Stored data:
○ ○ ○ ○ ○

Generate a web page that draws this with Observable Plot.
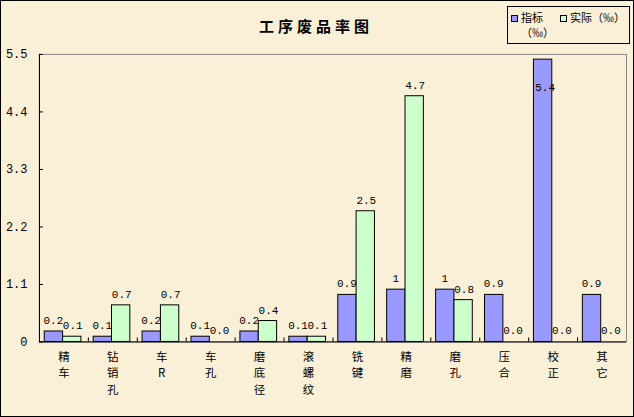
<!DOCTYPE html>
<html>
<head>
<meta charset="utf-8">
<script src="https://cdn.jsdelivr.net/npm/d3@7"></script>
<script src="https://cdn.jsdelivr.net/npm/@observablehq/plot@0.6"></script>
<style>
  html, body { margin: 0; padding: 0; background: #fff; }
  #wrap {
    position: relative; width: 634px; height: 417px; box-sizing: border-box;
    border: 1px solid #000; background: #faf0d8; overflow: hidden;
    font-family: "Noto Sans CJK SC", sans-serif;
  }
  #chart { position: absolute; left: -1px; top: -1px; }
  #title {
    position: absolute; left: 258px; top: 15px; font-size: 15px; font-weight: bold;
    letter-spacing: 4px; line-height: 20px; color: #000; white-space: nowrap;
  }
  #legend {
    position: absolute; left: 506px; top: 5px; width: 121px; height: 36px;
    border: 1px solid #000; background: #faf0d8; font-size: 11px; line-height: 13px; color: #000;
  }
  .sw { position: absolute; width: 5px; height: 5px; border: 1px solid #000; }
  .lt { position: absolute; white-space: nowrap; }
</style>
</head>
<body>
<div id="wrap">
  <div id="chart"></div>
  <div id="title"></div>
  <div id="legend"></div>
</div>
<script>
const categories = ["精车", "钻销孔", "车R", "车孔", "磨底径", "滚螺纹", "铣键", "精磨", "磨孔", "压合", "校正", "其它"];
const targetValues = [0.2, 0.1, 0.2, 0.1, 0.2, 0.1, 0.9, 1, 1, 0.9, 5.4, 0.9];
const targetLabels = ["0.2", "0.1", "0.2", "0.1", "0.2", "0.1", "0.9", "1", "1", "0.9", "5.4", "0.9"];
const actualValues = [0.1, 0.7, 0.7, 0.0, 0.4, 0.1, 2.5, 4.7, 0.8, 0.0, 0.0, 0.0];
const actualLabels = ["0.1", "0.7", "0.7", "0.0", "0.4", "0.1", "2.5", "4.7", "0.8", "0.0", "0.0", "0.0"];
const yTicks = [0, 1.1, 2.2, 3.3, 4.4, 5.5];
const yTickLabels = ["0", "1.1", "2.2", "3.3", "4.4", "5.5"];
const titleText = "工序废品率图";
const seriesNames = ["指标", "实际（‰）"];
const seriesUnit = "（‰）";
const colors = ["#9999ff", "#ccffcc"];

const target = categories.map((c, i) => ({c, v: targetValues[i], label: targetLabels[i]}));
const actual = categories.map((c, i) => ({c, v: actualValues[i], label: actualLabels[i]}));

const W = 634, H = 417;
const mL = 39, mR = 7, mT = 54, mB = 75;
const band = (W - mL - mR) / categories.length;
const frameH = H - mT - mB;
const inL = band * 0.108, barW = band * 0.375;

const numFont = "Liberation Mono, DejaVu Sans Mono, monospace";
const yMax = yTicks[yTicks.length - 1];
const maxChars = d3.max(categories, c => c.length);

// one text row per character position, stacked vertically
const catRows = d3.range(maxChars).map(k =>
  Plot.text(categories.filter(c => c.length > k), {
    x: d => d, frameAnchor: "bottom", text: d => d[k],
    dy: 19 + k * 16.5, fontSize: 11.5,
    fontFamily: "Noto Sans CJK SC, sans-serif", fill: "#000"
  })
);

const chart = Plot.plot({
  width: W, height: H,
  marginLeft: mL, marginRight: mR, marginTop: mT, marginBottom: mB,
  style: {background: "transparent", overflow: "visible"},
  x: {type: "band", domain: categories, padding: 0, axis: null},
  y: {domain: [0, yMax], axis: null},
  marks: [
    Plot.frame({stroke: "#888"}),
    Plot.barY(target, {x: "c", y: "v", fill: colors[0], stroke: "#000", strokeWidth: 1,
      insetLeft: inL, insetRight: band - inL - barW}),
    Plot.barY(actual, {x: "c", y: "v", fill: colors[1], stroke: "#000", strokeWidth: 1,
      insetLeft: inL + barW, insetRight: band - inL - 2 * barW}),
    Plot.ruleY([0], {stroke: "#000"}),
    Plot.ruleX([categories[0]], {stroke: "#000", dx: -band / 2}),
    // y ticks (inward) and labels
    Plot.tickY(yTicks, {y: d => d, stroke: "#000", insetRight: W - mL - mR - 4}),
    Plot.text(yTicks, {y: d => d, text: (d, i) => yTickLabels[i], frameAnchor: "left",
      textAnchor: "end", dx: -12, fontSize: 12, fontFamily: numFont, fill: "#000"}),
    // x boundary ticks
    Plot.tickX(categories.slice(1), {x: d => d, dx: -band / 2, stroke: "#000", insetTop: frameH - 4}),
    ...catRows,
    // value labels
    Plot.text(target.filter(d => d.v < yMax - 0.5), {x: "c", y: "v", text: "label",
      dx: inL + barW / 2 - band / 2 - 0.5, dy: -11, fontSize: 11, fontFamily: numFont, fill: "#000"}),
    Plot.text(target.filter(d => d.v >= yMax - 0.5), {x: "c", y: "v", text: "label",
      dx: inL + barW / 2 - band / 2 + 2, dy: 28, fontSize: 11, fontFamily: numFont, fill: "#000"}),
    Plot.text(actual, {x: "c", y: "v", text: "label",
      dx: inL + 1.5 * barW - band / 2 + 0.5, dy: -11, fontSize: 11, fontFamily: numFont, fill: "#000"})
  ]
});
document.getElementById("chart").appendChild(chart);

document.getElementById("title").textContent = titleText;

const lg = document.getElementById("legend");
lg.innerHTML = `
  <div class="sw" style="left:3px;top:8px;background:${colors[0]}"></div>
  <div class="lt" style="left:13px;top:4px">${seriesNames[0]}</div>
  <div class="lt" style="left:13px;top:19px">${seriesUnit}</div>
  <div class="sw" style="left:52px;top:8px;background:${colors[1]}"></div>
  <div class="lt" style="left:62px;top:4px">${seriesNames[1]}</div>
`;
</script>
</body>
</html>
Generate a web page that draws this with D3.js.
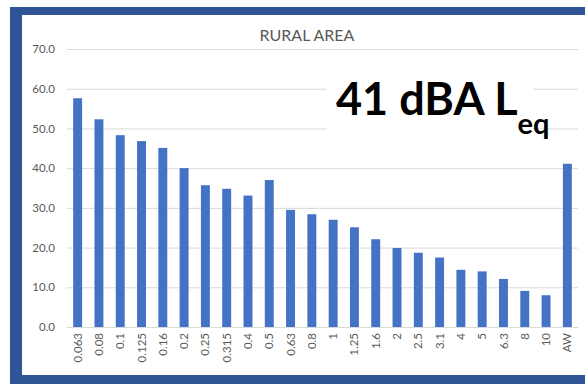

○ ○ ○ ○ ○

Task -
Your task is to reproduce the entries above word for word, from the first line through the line with "const actual = categories.map((c, i)", and please leave out any pictures.

Exercise result -
Generate a web page that draws this with Observable Plot.
<!DOCTYPE html>
<html>
<head>
<meta charset="utf-8">
<script src="https://cdn.jsdelivr.net/npm/d3@7"></script>
<script src="https://cdn.jsdelivr.net/npm/@observablehq/plot@0.6"></script>
<style>
  html, body { margin: 0; padding: 0; background: #fff; }
  #wrap {
    position: relative; width: 634px; height: 417px; box-sizing: border-box;
    border: 1px solid #000; background: #faf0d8; overflow: hidden;
    font-family: "Noto Sans CJK SC", sans-serif;
  }
  #chart { position: absolute; left: -1px; top: -1px; }
  #title {
    position: absolute; left: 258px; top: 15px; font-size: 15px; font-weight: bold;
    letter-spacing: 4px; line-height: 20px; color: #000; white-space: nowrap;
  }
  #legend {
    position: absolute; left: 506px; top: 5px; width: 121px; height: 36px;
    border: 1px solid #000; background: #faf0d8; font-size: 11px; line-height: 13px; color: #000;
  }
  .sw { position: absolute; width: 5px; height: 5px; border: 1px solid #000; }
  .lt { position: absolute; white-space: nowrap; }
</style>
</head>
<body>
<div id="wrap">
  <div id="chart"></div>
  <div id="title"></div>
  <div id="legend"></div>
</div>
<script>
const categories = ["精车", "钻销孔", "车R", "车孔", "磨底径", "滚螺纹", "铣键", "精磨", "磨孔", "压合", "校正", "其它"];
const targetValues = [0.2, 0.1, 0.2, 0.1, 0.2, 0.1, 0.9, 1, 1, 0.9, 5.4, 0.9];
const targetLabels = ["0.2", "0.1", "0.2", "0.1", "0.2", "0.1", "0.9", "1", "1", "0.9", "5.4", "0.9"];
const actualValues = [0.1, 0.7, 0.7, 0.0, 0.4, 0.1, 2.5, 4.7, 0.8, 0.0, 0.0, 0.0];
const actualLabels = ["0.1", "0.7", "0.7", "0.0", "0.4", "0.1", "2.5", "4.7", "0.8", "0.0", "0.0", "0.0"];
const yTicks = [0, 1.1, 2.2, 3.3, 4.4, 5.5];
const yTickLabels = ["0", "1.1", "2.2", "3.3", "4.4", "5.5"];
const titleText = "工序废品率图";
const seriesNames = ["指标", "实际（‰）"];
const seriesUnit = "（‰）";
const colors = ["#9999ff", "#ccffcc"];

const target = categories.map((c, i) => ({c, v: targetValues[i], label: targetLabels[i]}));
const actual = categories.map((c, i) => ({c, v: actualValues[i], label: actualLabels[i]}));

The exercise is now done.